2012-10-31
【森林問題の深層】◆1)森林環境の現況と課題(その1)
■現在は、森林飽和状態■
日本の森林率は江戸時代頃は45%で、戦前も低い水準だったが、戦後急激に増えて67%にまで拡大し、以後この水準を保っている。森林率自体はここ40年変わっていない。にもかかわらず経済的な採算にあわないからと伐採をしていないので、森林蓄積(森林の木の体積量)は猛烈な勢いで拡大しており、40年で実に2倍以上に達している。
▲こちらからお借りしました
◆何故、森林飽和になったのか
江戸時代は、各藩で経済的な基盤としての森林保護政策がとられていたし、村落共同体においては入会制度の規範があったので、ある程度のブレーキがかかっていた。それでも里山の植生劣化・荒廃は洪水の氾濫や山崩れなどの自然災害をもたらしたので、江戸幕府は治山・治水に向けての布令を発することとなった。それは、大衆の制度安定願望を反映したものであったがゆえに、徳川幕府は300年も続けることができたともいえる。
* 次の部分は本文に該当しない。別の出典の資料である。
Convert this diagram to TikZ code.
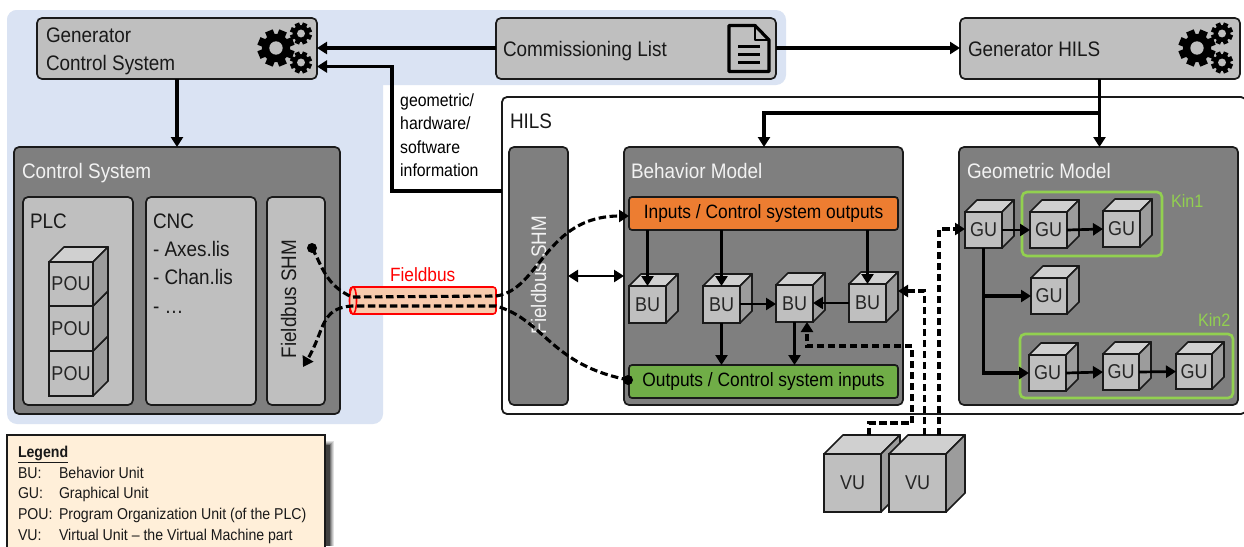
\documentclass[tikz,border=0pt]{standalone}
\usepackage{fontspec}
\setmainfont[FakeStretch=0.9]{Liberation Sans}
\usetikzlibrary{arrows.meta,calc,shapes.geometric}
\definecolor{bgblue}{HTML}{DAE3F3}
\definecolor{boxgrey}{HTML}{BFBFBF}
\definecolor{darkgrey}{HTML}{7F7F7F}
\definecolor{topgrey}{HTML}{D0D0D0}
\definecolor{sidegrey}{HTML}{9C9C9C}
\definecolor{outl}{HTML}{1A1A1A}
\definecolor{orangebox}{HTML}{ED7D31}
\definecolor{greenbox}{HTML}{70AD47}
\definecolor{kin}{HTML}{92D050}
\definecolor{legendfill}{HTML}{FFEFD9}
\definecolor{tube}{HTML}{F8CBAD}
\newcommand{\fs}[1]{\fontsize{#1}{#1}\selectfont}
\tikzset{
  box/.style={draw=outl,line width=1.7pt,rounded corners=5pt,inner sep=0pt,outer sep=0pt,anchor=north west},
  lightbox/.style={box,fill=boxgrey},
  darkbox/.style={box,fill=darkgrey},
  txt/.style={anchor=west,inner sep=0pt,outer sep=0pt,text=black!90,font=\fs{21},text height=14.5pt,text depth=0.5pt},
  whitetxt/.style={txt,text=white!95!black},
  arr/.style={draw=black,line width=3.1pt,-{Triangle[length=10pt,width=12pt]}},
  thinarr/.style={arr,line width=2.7pt},
  dasharr/.style={arr,dash pattern=on 7.5pt off 3.5pt},
  plainface/.style={draw=outl,line width=1.7pt,line join=round},
  cubefront/.style={draw=outl,line width=1.7pt,fill=boxgrey,inner sep=0pt,outer sep=0pt,anchor=north west,font=\fs{20},text=black!85},
  kinbox/.style={draw=kin,line width=2.6pt,rounded corners=5pt,inner sep=0pt,outer sep=0pt,anchor=north west},
  legtxt/.style={txt,font=\fs{15.7},text height=11pt,text depth=0pt},
}
% \cube{name}{x}{y}{w}{h}{depth}{label}
\newcommand{\cube}[7]{%
  \filldraw[plainface,fill=topgrey] (#2,#3) -- ++(#6,-#6) -- ++(#4,0) -- ++(-#6,#6) -- cycle;
  \filldraw[plainface,fill=sidegrey] (#2+#4,#3) -- ++(#6,-#6) -- ++(0,#5) -- ++(-#6,#6) -- cycle;
  \node[cubefront,minimum width=#4pt,minimum height=#5pt] (#1) at (#2,#3) {#7};
}
% \gear{cx}{cy}{R}{bg}
\newcommand{\gear}[4]{%
  \fill[black] (#1,#2) circle ({0.76*#3});
  \foreach \a in {0,45,...,315}{
    \fill[black,shift={(#1,#2)},rotate=\a+22.5] (-0.22*#3,0) rectangle (0.22*#3,#3);
  }
  \fill[#4] (#1,#2) circle ({0.36*#3});
}
\begin{document}
\begin{tikzpicture}[x=1pt,y=-1pt]
\useasboundingbox (0,0) rectangle (1244,546);
\clip (0,0) rectangle (1244,546);
\fill[white] (0,0) rectangle (1244,546);
% blue background
\fill[bgblue,rounded corners=10pt] (7,10) rectangle (786,85);
\fill[bgblue,rounded corners=10pt] (7,10) rectangle (383,424);
% top boxes
\node[lightbox,minimum width=280pt,minimum height=61pt] (gencs) at (37,18) {};
\node[lightbox,minimum width=280pt,minimum height=61pt] (commlist) at (496,18) {};
\node[lightbox,minimum width=280pt,minimum height=61pt] (genhils) at (960,18) {};
\node[txt] (tgen) at (46,35) {Generator};
\node[txt] (tcs) at (46,63.5) {Control System};
\node[txt] (tcomm) at (503,49) {Commissioning List};
\node[txt] (tghils) at (968,49) {Generator HILS};
\gear{276}{48}{18.5}{boxgrey}\gear{301}{33.5}{11}{boxgrey}\gear{301}{62.5}{11}{boxgrey}
\gear{1197}{48}{18.5}{boxgrey}\gear{1222}{33.5}{11}{boxgrey}\gear{1222}{62.5}{11}{boxgrey}
% document icon
\draw[line width=3.2pt,line join=round,fill=boxgrey] (729,25.5) -- (755,25.5) -- (769,40) -- (769,71.5) -- (729,71.5) -- cycle;
\draw[line width=2.6pt,line join=round] (755,25.5) -- (755,40) -- (769,40);
\draw[line width=3pt] (738,46) -- (760,46) (738,54) -- (760,54) (738,62) -- (760,62);
% control system
\node[darkbox,minimum width=326pt,minimum height=267pt] (cs) at (14,147) {};
\node[whitetxt] (tcontrol) at (22,171) {Control System};
\node[lightbox,minimum width=110pt,minimum height=208pt] (plc) at (23,197) {};
\node[lightbox,minimum width=110pt,minimum height=208pt] (cnc) at (146,197) {};
\node[lightbox,minimum width=58pt,minimum height=208pt] (shml) at (267,197) {};
\node[txt] (tplc) at (30,221) {PLC};
\node[txt] (tcnc) at (153,221) {CNC};
\node[txt] (taxes) at (153,249) {- Axes.lis};
\node[txt] (tchan) at (153,277) {- Chan.lis};
\node[txt] (tdots) at (153,306) {- \dots};
\node[txt,rotate=90,anchor=center] (tshml) at (289,299) {Fieldbus SHM};
\cube{pou3}{49}{351}{44}{45}{15}{POU}
\cube{pou2}{49}{306}{44}{45}{15}{POU}
\cube{pou1}{49}{262}{44}{44}{15}{POU}
% HILS
\node[box,fill=white,minimum width=744pt,minimum height=317pt,line width=1.8pt] (hils) at (502,97) {};
\node[txt] (thils) at (510,121) {HILS};
\node[darkbox,minimum width=59pt,minimum height=258pt] (shmm) at (509,147) {};
\node[whitetxt,rotate=90,anchor=center] (tshmm) at (539,275) {Fieldbus SHM};
\node[darkbox,minimum width=279pt,minimum height=258pt] (beh) at (624,147) {};
\node[whitetxt] (tbeh) at (631,171) {Behavior Model};
\node[darkbox,minimum width=279pt,minimum height=258pt] (geo) at (959,147) {};
\node[whitetxt] (tgeo) at (967,171) {Geometric Model};
\node[box,fill=orangebox,rounded corners=3pt,minimum width=269pt,minimum height=33pt,font=\fs{19.3},text height=13.5pt,text depth=4pt] (inp) at (629,197) {Inputs / Control system outputs};
\node[box,fill=greenbox,rounded corners=3pt,minimum width=269pt,minimum height=33pt,font=\fs{19.3},text height=13.5pt,text depth=4pt] (outp) at (629,365) {Outputs / Control system inputs};
\cube{bua}{629}{286}{37}{37}{12}{BU}
\cube{bub}{703}{286}{37}{37}{12}{BU}
\cube{buc}{776}{285}{37}{37}{12}{BU}
\cube{bud}{849}{284}{37}{38}{12}{BU}
% geometric model
\node[kinbox,minimum width=140pt,minimum height=64pt] (kina) at (1022,192) {};
\node[kinbox,minimum width=213pt,minimum height=64pt] (kinb) at (1020,334) {};
\node[txt,text=kin,font=\fs{18}] (tkina) at (1171,200) {Kin1};
\node[txt,text=kin,font=\fs{18}] (tkinb) at (1198,319) {Kin2};
\cube{gua}{965}{212}{37}{36}{12}{GU}
\cube{gub}{1030}{212}{37}{36}{12}{GU}
\cube{guc}{1103}{211}{37}{36}{12}{GU}
\cube{gud}{1031}{278}{36}{36}{12}{GU}
\cube{gue}{1029}{355}{37}{36}{12}{GU}
\cube{guf}{1103}{354}{36}{36}{12}{GU}
\cube{gug}{1176}{354}{36}{35}{12}{GU}
% virtual units
\cube{vua}{824}{454}{57}{58}{19}{VU}
\cube{vub}{889}{454}{57}{58}{19}{VU}
% info text
\node[anchor=north west,inner sep=0pt,align=left,font=\fontsize{17.6}{23.3}\selectfont] (tinfo) at (400,93.5) {geometric/\\hardware/\\software\\information};
% tube
\node[draw=red,line width=1.6pt,fill=tube,rounded corners=3pt,inner sep=0pt,outer sep=0pt,minimum width=146pt,minimum height=27pt,anchor=north west] (fieldbus) at (350,287) {};
\node[draw=red,line width=1.6pt,fill=tube,ellipse,inner sep=0pt,minimum width=7pt,minimum height=27pt] (tubeend) at (353,300.5) {};
\node[txt,text=red,font=\fs{19.2}] (tfieldbus) at (390,274) {Fieldbus};
% legend
\foreach \i/\o in {0/12,1/24,2/38,3/55,4/75}{
  \fill[black!\o] ({334-\i},{441+\i}) rectangle (326,546);
}
\node[draw=outl,line width=1.4pt,fill=legendfill,inner sep=0pt,outer sep=0pt,minimum width=318pt,minimum height=130pt,anchor=north west] (legend) at (7,435) {};
\node[legtxt,font=\bfseries\fs{15.7}] (tleg) at (18,452) {\underline{Legend}};
\node[legtxt] (lbu) at (18,473) {BU:};
\node[legtxt] (lgu) at (18,493) {GU:};
\node[legtxt] (lpou) at (18,514) {POU:};
\node[legtxt] (lvu) at (18,535) {VU:};
\node[legtxt] (dbu) at (59,473) {Behavior Unit};
\node[legtxt] (dgu) at (59,493) {Graphical Unit};
\node[legtxt] (dpou) at (59,514) {Program Organization Unit (of the PLC)};
\node[legtxt] (dvu) at (59,535) {Virtual Unit – the Virtual Machine part};
% connectors: top
\draw[arr] (commlist.west |- 0,48) -- (gencs.east |- 0,48);
\draw[arr] (commlist.east |- 0,48) -- (genhils.west |- 0,48);
\draw[arr] (hils.west |- 0,191) -- (392,191) -- (392,66.5) -- (gencs.east |- 0,66.5);
\draw[arr] (gencs.south -| 177,0) -- (cs.north -| 177,0);
\draw[arr] (genhils.south -| 1099.5,0) -- (geo.north -| 1099.5,0);
\draw[arr] (1099.5,113) -- (764,113) -- (beh.north -| 764,0);
\draw[line width=2.8pt,{Triangle[length=10pt,width=12pt]}-{Triangle[length=10pt,width=12pt]}] (shmm.east |- 0,276) -- (beh.west |- 0,276);
% behavior
\draw[thinarr] (inp.south -| bua) -- (bua.north);
\draw[thinarr] (inp.south -| bub) -- (bub.north);
\draw[thinarr] (inp.south -| bud) -- (bud.north);
\draw[thinarr] (bub.east |- 0,304) -- (buc.west |- 0,304);
\draw[thinarr] (bud.west |- 0,303) -- (buc.east |- 0,303);
\draw[thinarr] (bub.south) -- (outp.north -| bub);
\draw[thinarr] (buc.south) -- (outp.north -| buc);
% geometric
\draw[thinarr] (gua.east) -- (gub.west);
\draw[thinarr] (gub.east) -- (guc.west);
\draw[arr] (983.5,248) -- (983.5,296) -- (gud.west);
\draw[arr] (983.5,296) -- (983.5,373) -- (gue.west);
\draw[thinarr] (gue.east) -- (guf.west);
\draw[thinarr] (guf.east) -- (gug.west);
% dashed
\draw[dasharr] (924.7,435) -- (924.7,291) -- ($(bud.east |- 0,291)+(12,0)$);
\draw[dasharr] (869,435) -- (869,423) -- (912,423) -- (912,346) -- (807,346) -- (buc.south -| 807,0);
\draw[dasharr] (939,435) -- (939,229) -- (gua.west |- 0,229);
% fieldbus lines
\fill (312,248) circle (5);
\draw[dasharr] (312,248) .. controls (322,265) and (325,285) .. (352,297) -- (fieldbus.east |- 0,296) .. controls (540,290) and (545,216) .. (inp.west |- 0,216);
\fill (628,380) circle (5);
\draw[dasharr] (outp.west |- 0,380) .. controls (550,365) and (545,320) .. (fieldbus.east |- 0,306) -- (352,306) .. controls (320,308) and (325,330) .. (303,367);
\end{tikzpicture}
\end{document}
明治時代となって、山林原野の官民有区分を行ったものの、森林政策は定まらず財政確保のために過伐・乱伐で森林資源は著しく荒廃し、豪雨の際は山崩れや土石流は多発した。
1894年当時の国土は、森林:55%(内訳:樹木地は30%で、70%は禿山)、原野:25%、耕地:16%(志賀泰山東京帝国大学教授の論文より)ということからも当然のことであっただろう。
その後の流れをざっと俯瞰すると、
明治中期:明治政府の財政を支える過伐で資源劣化の頂点
昭和時代:森林鉄道の普及で奥山の天然林を過伐・乱伐
1950年代:台風や豪雨で山崩れなどの自然災害が多発
戦後復興気運も相俟って、拡大造林
(*自然広葉樹林を伐採してまで針葉樹植林)
1960年代:エネルギー・肥料革命で利用圧減
1970年代:林業不振で利用圧減
1990年代:森林の量的回復
2000年代:森林の多面的機能重視の気運
(量的な)森林飽和は、①エネルギー・肥料革命、②林業不振がもたらしたものといえるが、もっと深いところでは、江戸時代に文明の崩壊にまでは至らずに踏み止まれたのと同様に、社会的な安定に対する希求が強く働いているからと思われる。それは縄文時代から連綿と続く縄文人の心根(=自然に対する感謝と畏敬)が底流にあるからだろう。